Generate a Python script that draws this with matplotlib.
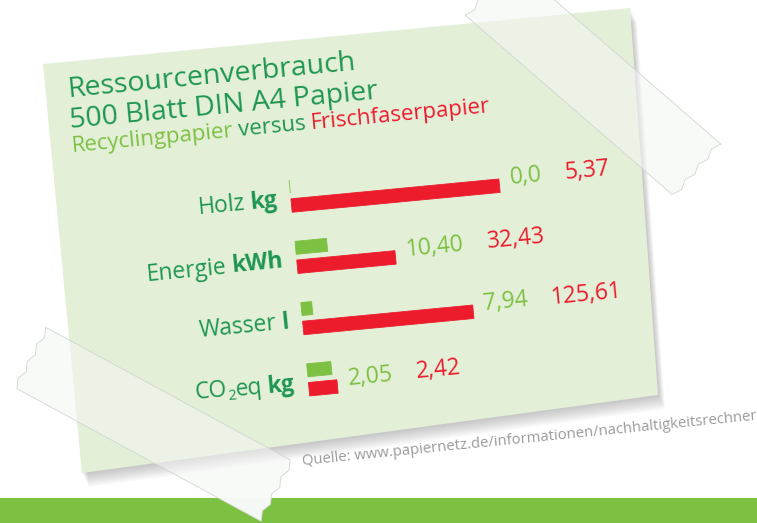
import matplotlib
matplotlib.use('Agg')
import matplotlib.pyplot as plt
import numpy as np
from matplotlib.patches import Polygon, Rectangle
from matplotlib.transforms import Affine2D
from matplotlib.font_manager import FontProperties

# data
categories = ['Holz', 'Energie', 'Wasser', 'CO2eq']
units = ['kg', 'kWh', 'l', 'kg']
recycling = [0.0, 10.40, 7.94, 2.05]
frischfaser = [5.37, 32.43, 125.61, 2.42]
recycling_labels = ['0,0', '10,40', '7,94', '2,05']
frischfaser_labels = ['5,37', '32,43', '125,61', '2,42']

# each row of the infographic has its own scale (pixels per unit)
row_scale = [38.9, 3.04, 1.36, 11.8]

FONT = 'Open Sans'
DARK = '#1e9650'
GREEN = '#7dc142'
RED = '#ec1c2d'
CARD = '#e3efd7'
ANG = 5.45

fig = plt.figure(figsize=(7.57, 5.23), dpi=100)
ax = fig.add_axes([0, 0, 1, 1])
ax.set_xlim(0, 757)
ax.set_ylim(523, 0)
ax.axis('off')
renderer = fig.canvas.get_renderer()

# card frame: local (u, v) -> picture pixels
card_tr = Affine2D().rotate_deg(-ANG).translate(43, 64) + ax.transData


def text_w(s, size, weight='normal'):
    prop = FontProperties(family=FONT, size=size, weight=weight)
    w, h, d = renderer.get_text_width_height_descent(s, prop, ismath=False)
    return w


def chain(pieces, u, v, align='left'):
    # pieces: (text, color, size, weight, dv, gap)
    widths = [text_w(p[0], p[2], p[3]) + p[5] for p in pieces]
    x = u - sum(widths) if align == 'right' else u
    for p, w in zip(pieces, widths):
        ax.text(x, v + p[4], p[0], color=p[1], fontsize=p[2], fontweight=p[3],
                family=FONT, transform=card_tr, rotation=ANG, rotation_mode='anchor',
                ha='left', va='baseline', zorder=5)
        x += w
    return sum(widths)


def tape_poly(a, d, n, length, width, teeth=7, jag=4):
    a, d, n = np.array(a), np.array(d), np.array(n)
    b = a + width * n
    pts = []
    for k in range(teeth + 1):
        pts.append(a + (k / teeth) * (b - a) + (jag if k % 2 else 0) * d)
    c = b + length * d
    e = a + length * d
    for k in range(teeth + 1):
        pts.append(c + (k / teeth) * (e - c) - (jag if k % 2 else 0) * d)
    return np.array(pts)


# green banner at the bottom
banner = Rectangle((0, 498), 757, 25, fc=GREEN, ec='none', zorder=1)
ax.add_patch(banner)

# card with soft shadow
card_xy = np.array([(43, 64), (630, 8), (658, 395), (82, 473)])
for i in range(1, 11):
    ax.add_patch(Polygon(card_xy + [i * 0.7, i * 1.4], closed=True,
                         fc='#444444', ec='none', alpha=0.03, zorder=1.5))
ax.add_patch(Polygon(card_xy, closed=True, fc=CARD, ec='none', zorder=2))

# title
chain([('Ressourcenverbrauch', DARK, 20.5, 'normal', 0, 0)], 22, 35.6)
chain([('500 Blatt DIN A4 Papier', DARK, 20.5, 'normal', 0, 0)], 21.5, 66.6)
chain([('Recyclingpapier', GREEN, 16, 'normal', 0, 5),
       ('versus', DARK, 16, 'normal', 0, 5),
       ('Frischfaserpapier', RED, 16, 'normal', 0, 0)], 21, 90)

# bars
BAR_U0 = 234
ROW0 = 139
ROW_STEP = 61.5
for i in range(len(categories)):
    v0 = ROW0 + i * ROW_STEP
    bt = Affine2D().scale(row_scale[i], 1).translate(BAR_U0, 0) + card_tr
    ax.barh([v0 + 6.5], [recycling[i]], height=13, color=GREEN, ec=GREEN,
            lw=0.6, transform=bt, zorder=4)
    ax.barh([v0 + 25.5], [frischfaser[i]], height=13.5, color=RED, ec=RED,
            lw=0.6, transform=bt, zorder=4)

    base = v0 + 25
    if categories[i] == 'CO2eq':
        chain([('CO', DARK, 16.5, 'normal', 0, 0),
               ('2', DARK, 10.5, 'normal', 4, 0),
               ('eq', DARK, 16.5, 'normal', 0, 5),
               (units[i], DARK, 16.5, 'bold', 0, 0)], 220, base, align='right')
    else:
        chain([(categories[i], DARK, 16.5, 'normal', 0, 5),
               (units[i], DARK, 16.5, 'bold', 0, 0)], 220, base, align='right')

    end = BAR_U0 + max(recycling[i], frischfaser[i]) * row_scale[i]
    w = chain([(recycling_labels[i], GREEN, 16.5, 'normal', 0, 23)], end + 11, base)
    chain([(frischfaser_labels[i], RED, 16.5, 'normal', 0, 0)], end + 11 + w, base)

# source
ax.text(303, 465, 'Quelle: www.papiernetz.de/informationen/nachhaltigkeitsrechner',
        color='#9b9b9b', fontsize=10.7, family=FONT, rotation=5.7,
        rotation_mode='anchor', ha='left', va='baseline', zorder=5)

# sticky tape
tapes = [tape_poly((465, 15), (0.756, 0.655), (0.655, -0.756), 278, 70),
         tape_poly((45.7, 327.3), (0.879, 0.477), (-0.477, 0.879), 282, 67.7)]
for t in tapes:
    ax.add_patch(Polygon(t, closed=True, fc=(0.955, 0.965, 0.955), alpha=0.55,
                         ec='none', zorder=6))
    over = Polygon(t, closed=True, fc='#f5f7f5', ec='none', zorder=6)
    ax.add_patch(over)
    over.set_clip_path(banner)
    ax.add_patch(Polygon(t, closed=True, fill=False, ec=(0.82, 0.84, 0.82),
                         lw=0.6, zorder=6))

fig.savefig('out.png', dpi=100)
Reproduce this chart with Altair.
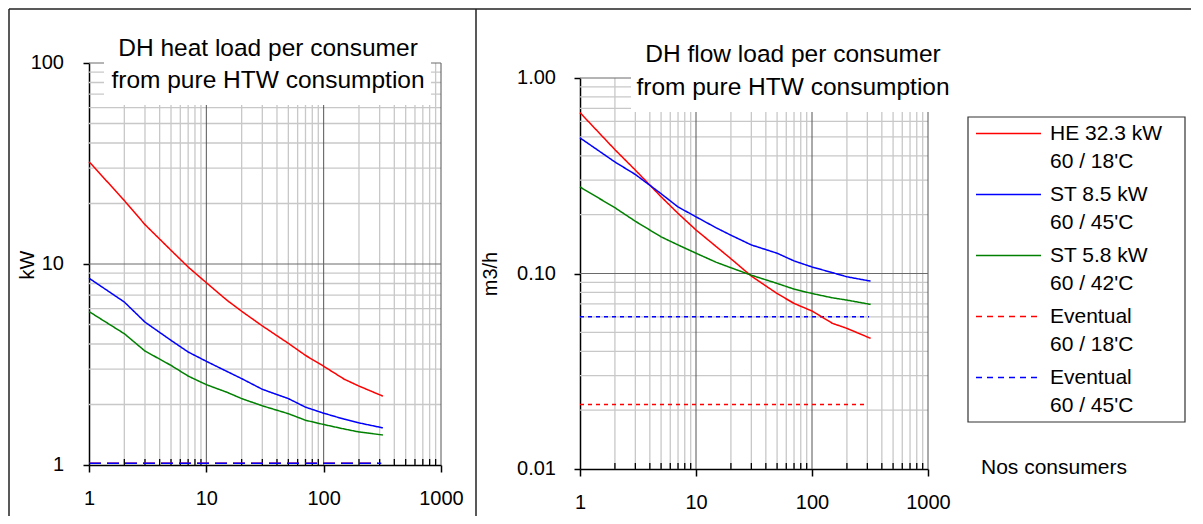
import altair as alt
import pandas as pd

# ---------------- data ----------------
N = [1, 2, 3, 5, 7, 10, 15, 20, 30, 50, 70, 100, 150, 200, 320]

HEAT_HE = [32.3, 20.7, 15.7, 11.7, 9.66, 8.07, 6.6, 5.82, 4.92, 4.03, 3.51, 3.10, 2.67, 2.47, 2.20]
HEAT_ST85 = [8.5, 6.47, 5.14, 4.17, 3.65, 3.28, 2.92, 2.69, 2.38, 2.14, 1.94, 1.81, 1.69, 1.62, 1.53]
HEAT_ST58 = [5.8, 4.50, 3.69, 3.13, 2.77, 2.51, 2.30, 2.14, 1.97, 1.80, 1.67, 1.59, 1.51, 1.46, 1.41]

FLOW_HE = [0.665, 0.430, 0.338, 0.247, 0.203, 0.167, 0.137, 0.119, 0.097, 0.079, 0.0703, 0.0643, 0.0556, 0.0524, 0.0466]
FLOW_ST85 = [0.494, 0.372, 0.321, 0.256, 0.219, 0.195, 0.171, 0.157, 0.140, 0.127, 0.116, 0.108, 0.101, 0.0962, 0.0914]
FLOW_ST58 = [0.277, 0.217, 0.185, 0.154, 0.140, 0.127, 0.114, 0.107, 0.098, 0.089, 0.0832, 0.079, 0.0751, 0.0731, 0.0695]

N_EV18 = [1, 290]
N_EV45 = [1, 310]
HEAT_EV18 = [1.02, 1.02]
HEAT_EV45 = [1.02, 1.02]
FLOW_EV18 = [0.0214, 0.0214]
FLOW_EV45 = [0.060, 0.060]

KEYS = ["he", "st85", "st58", "ev18", "ev45"]
LABELS = ["HE 32.3 kW\n60 / 18'C", "ST 8.5 kW\n60 / 45'C", "ST 5.8 kW\n60 / 42'C",
          "Eventual\n60 / 18'C", "Eventual\n60 / 45'C"]
COLORS = ["#FF0000", "#0000FF", "#008000", "#FF0000", "#0000FF"]

X_MAJOR = [1, 10, 100, 1000]
X_MINOR = [2, 3, 4, 5, 6, 7, 8, 9, 20, 30, 40, 50, 60, 70, 80, 90,
           200, 300, 400, 500, 600, 700, 800, 900]
X_GRID_MAJOR = [10, 100, 1000]
HEAT_TICKS = [1, 10, 100]
HEAT_TICK_LABELS = ["1", "10", "100"]
HEAT_GRID_MAJOR = [10, 100]
HEAT_GRID_MINOR = [2, 3, 4, 5, 6, 7, 8, 9, 20, 30, 40, 50, 60, 70, 80, 90]
FLOW_TICKS = [0.01, 0.1, 1.0]
FLOW_TICK_LABELS = ["0.01", "0.10", "1.00"]
FLOW_GRID_MAJOR = [0.1, 1.0]
FLOW_GRID_MINOR = [0.02, 0.03, 0.04, 0.05, 0.06, 0.07, 0.08, 0.09,
                   0.2, 0.3, 0.4, 0.5, 0.6, 0.7, 0.8, 0.9]

FONT = "Liberation Sans"
PH = 406  # common panel height (plot tops differ via scale range)
BOTTOM = 453  # frame lines bottom, relative to panel origin


def series_df(cols):
    rows = []
    for key, ns, vs in cols:
        for n, v in zip(ns, vs):
            rows.append({"n": n, "v": v, "key": key})
    return pd.DataFrame(rows)


heat_df = series_df([
    ("ev18", N_EV18, HEAT_EV18), ("ev45", N_EV45, HEAT_EV45),
    ("he", N, HEAT_HE), ("st85", N, HEAT_ST85), ("st58", N, HEAT_ST58)])
flow_df = series_df([
    ("ev18", N_EV18, FLOW_EV18), ("ev45", N_EV45, FLOW_EV45),
    ("he", N, FLOW_HE), ("st85", N, FLOW_ST85), ("st58", N, FLOW_ST58)])

ONE = pd.DataFrame({"a": [0]})


def frame_rules(frames):
    out = []
    for (x1, x2, y1, y2) in frames:
        if x1 == x2:
            out.append(alt.Chart(ONE).mark_rule(color="#222222", strokeWidth=1.5).encode(
                x=alt.value(x1), y=alt.value(y1), y2=alt.value(y2)))
        else:
            out.append(alt.Chart(ONE).mark_rule(color="#222222", strokeWidth=1.5).encode(
                x=alt.value(x1), x2=alt.value(x2), y=alt.value(y1)))
    return out


def panel(df, ydomain, yrange, yticks, ylabels, ygrid_major, ygrid_minor, W, H, dashes,
          ylab_dx, title, tbox, tcx, tcy, tlh, ytitle, ytx, yty, frames):
    top = yrange[1]
    xscale = alt.Scale(type="log", domain=[1, 1000])
    yscale = alt.Scale(type="log", domain=ydomain, range=yrange)
    xaxis = alt.Axis(values=X_MAJOR, format="d", tickSize=7, labelPadding=16,
                     grid=False, title=None, domainColor="black", tickColor="black",
                     domainWidth=1.5, tickWidth=1.5, labelFontSize=20,
                     labelColor="black", labelFont=FONT, labelFlush=False,
                     labelAlign="center", labelBaseline="top")
    yaxis = alt.Axis(values=yticks, tickSize=6, labels=False,
                     grid=False, title=None, domainColor="black", tickColor="black",
                     domainWidth=1.5, tickWidth=1.5)
    X = alt.X("n:Q", scale=xscale, axis=xaxis)
    Y = alt.Y("v:Q", scale=yscale, axis=yaxis)

    vmin = alt.Chart(pd.DataFrame({"n": X_MINOR})).mark_rule(
        color="#c8c8c8", strokeWidth=1.3).encode(x=X, y=alt.value(top), y2=alt.value(H))
    hmin = alt.Chart(pd.DataFrame({"v": ygrid_minor})).mark_rule(
        color="#c8c8c8", strokeWidth=1.3).encode(y=Y, x=alt.value(0), x2=alt.value(W))
    vmaj = alt.Chart(pd.DataFrame({"n": X_GRID_MAJOR})).mark_rule(
        color="#555555", strokeWidth=1).encode(x=X, y=alt.value(top), y2=alt.value(H))
    hmaj = alt.Chart(pd.DataFrame({"v": ygrid_major})).mark_rule(
        color="#6a6a6a", strokeWidth=1).encode(y=Y, x=alt.value(0), x2=alt.value(W))
    box = alt.Chart(ONE).mark_rect(color="white").encode(
        x=alt.value(tbox[0]), x2=alt.value(tbox[1]),
        y=alt.value(tbox[2]), y2=alt.value(tbox[3]))
    ttl = alt.Chart(ONE).mark_text(
        fontSize=24.5, font=FONT, lineBreak="\n", lineHeight=tlh, align="center",
        baseline="middle", color="black").encode(
        x=alt.value(tcx), y=alt.value(tcy), text=alt.value(title))
    mticks = alt.Chart(pd.DataFrame({"n": X_MINOR})).mark_rule(
        color="black", strokeWidth=1.3).encode(x=X, y=alt.value(H), y2=alt.value(H - 6))

    def line_layer(data):
        return alt.Chart(data).mark_line().encode(
            x=X, y=Y,
            color=alt.Color("key:N", scale=alt.Scale(domain=KEYS, range=COLORS), legend=None),
            strokeDash=alt.StrokeDash("key:N", scale=alt.Scale(domain=KEYS, range=dashes), legend=None),
            size=alt.Size("key:N", scale=alt.Scale(domain=KEYS, range=[1.5, 1.5, 1.5, 2.2, 2.2]), legend=None),
        )
    # red "Eventual" first so the blue one is drawn on top where they coincide
    lines_a = line_layer(df[df["key"] == "ev18"])
    lines_b = line_layer(df[df["key"] != "ev18"])
    ylab = alt.Chart(pd.DataFrame({"v": yticks, "lab": ylabels})).mark_text(
        align="right", baseline="middle", fontSize=20, font=FONT, color="black").encode(
        x=alt.value(ylab_dx), y=Y, text="lab:N")
    yt = alt.Chart(ONE).mark_text(
        fontSize=20, font=FONT, angle=270, align="center", baseline="middle",
        color="black").encode(x=alt.value(ytx), y=alt.value(yty), text=alt.value(ytitle))
    layers = [vmin, hmin, vmaj, hmaj, box, ttl, mticks, lines_a, lines_b, ylab, yt] + frame_rules(frames)
    return alt.layer(*layers).properties(width=W, height=H)


# left plot origin ~ page (88, 61); right plot origin page (579, 61) with its
# y range starting 15px lower; legend origin page (1066, 61)
left = panel(heat_df, [1, 100], [402, 0], HEAT_TICKS, HEAT_TICK_LABELS,
             HEAT_GRID_MAJOR, HEAT_GRID_MINOR,
             352, 402, [[1, 0], [1, 0], [1, 0], [12, 6], [12, 6]], -25,
             "DH heat load per consumer\nfrom pure HTW consumption",
             (15, 342, -2, 42), 179, -14, 32, "kW", -61, 202,
             [(-80, -80, -54, BOTTOM), (-80, 387, -54, -54)])

right = panel(flow_df, [0.01, 1], [PH, 15], FLOW_TICKS, FLOW_TICK_LABELS,
              FLOW_GRID_MAJOR, FLOW_GRID_MINOR,
              348, PH, [[1, 0], [1, 0], [1, 0], [4, 4], [4, 4]], -24,
              "DH flow load per consumer\nfrom pure HTW consumption",
              (51, 376, 10, 49), 213, -8, 33, "m3/h", -89, 211,
              [(-104, -104, -54, BOTTOM), (-104, 388, -54, -54)])

# ---------------- legend panel ----------------
LX0 = -99          # legend box left, relative to legend panel origin
LW = 217
BOX_T, BOX_B = 54, 359
leg_df = pd.DataFrame({"key": KEYS, "label": LABELS})
lscale = alt.Scale(type="point", domain=KEYS, padding=0.5, range=[BOX_T, BOX_B])
LY = alt.Y("key:N", scale=lscale, axis=None)
leg_sym = alt.Chart(leg_df).mark_rule(yOffset=-14).encode(
    x=alt.value(LX0 + 8), x2=alt.value(LX0 + 73), y=LY,
    color=alt.Color("key:N", scale=alt.Scale(domain=KEYS, range=COLORS), legend=None),
    strokeDash=alt.StrokeDash("key:N", scale=alt.Scale(
        domain=KEYS, range=[[1, 0], [1, 0], [1, 0], [6, 5], [6, 5]]), legend=None),
    size=alt.Size("key:N", scale=alt.Scale(domain=KEYS, range=[1.5, 1.5, 1.5, 2, 2]), legend=None),
)
leg_txt = alt.Chart(leg_df).mark_text(
    align="left", baseline="middle", lineBreak="\n", lineHeight=28, fontSize=21,
    font=FONT, color="black", dy=-14).encode(x=alt.value(LX0 + 82), y=LY, text="label:N")
leg_box = alt.Chart(ONE).mark_rect(fillOpacity=0, stroke="#333333", strokeWidth=1.2).encode(
    x=alt.value(LX0), x2=alt.value(LX0 + LW), y=alt.value(BOX_T), y2=alt.value(BOX_B))
nos = alt.Chart(ONE).mark_text(
    align="left", baseline="middle", fontSize=21, font=FONT, color="black").encode(
    x=alt.value(LX0 + 13), y=alt.value(405), text=alt.value("Nos consumers"))
legend = alt.layer(leg_box, leg_sym, leg_txt, nos,
                   *frame_rules([(LX0, 124, -54, -54)])).properties(width=120, height=PH)

chart = alt.hconcat(left, right, legend, spacing=139, bounds="flush").resolve_scale(
    x="independent", y="independent", color="independent",
    strokeDash="independent", size="independent"
).properties(padding=0).configure(
    font=FONT, view=alt.ViewConfig(stroke="transparent", strokeWidth=0))

chart.save("out.html", embed_options={"renderer": "svg", "actions": False})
____________________
§ REQUIRED TASK:
Copy exactly the material above from the line with "Reproduce this chart with Altair." to the line with "1.51, 1.46, 1.41]", ends included, and nothing else. Leave out any picture.

§ PROBLEM SOLUTION:
Reproduce this chart with Altair.
import altair as alt
import pandas as pd

# ---------------- data ----------------
N = [1, 2, 3, 5, 7, 10, 15, 20, 30, 50, 70, 100, 150, 200, 320]

HEAT_HE = [32.3, 20.7, 15.7, 11.7, 9.66, 8.07, 6.6, 5.82, 4.92, 4.03, 3.51, 3.10, 2.67, 2.47, 2.20]
HEAT_ST85 = [8.5, 6.47, 5.14, 4.17, 3.65, 3.28, 2.92, 2.69, 2.38, 2.14, 1.94, 1.81, 1.69, 1.62, 1.53]
HEAT_ST58 = [5.8, 4.50, 3.69, 3.13, 2.77, 2.51, 2.30, 2.14, 1.97, 1.80, 1.67, 1.59, 1.51, 1.46, 1.41]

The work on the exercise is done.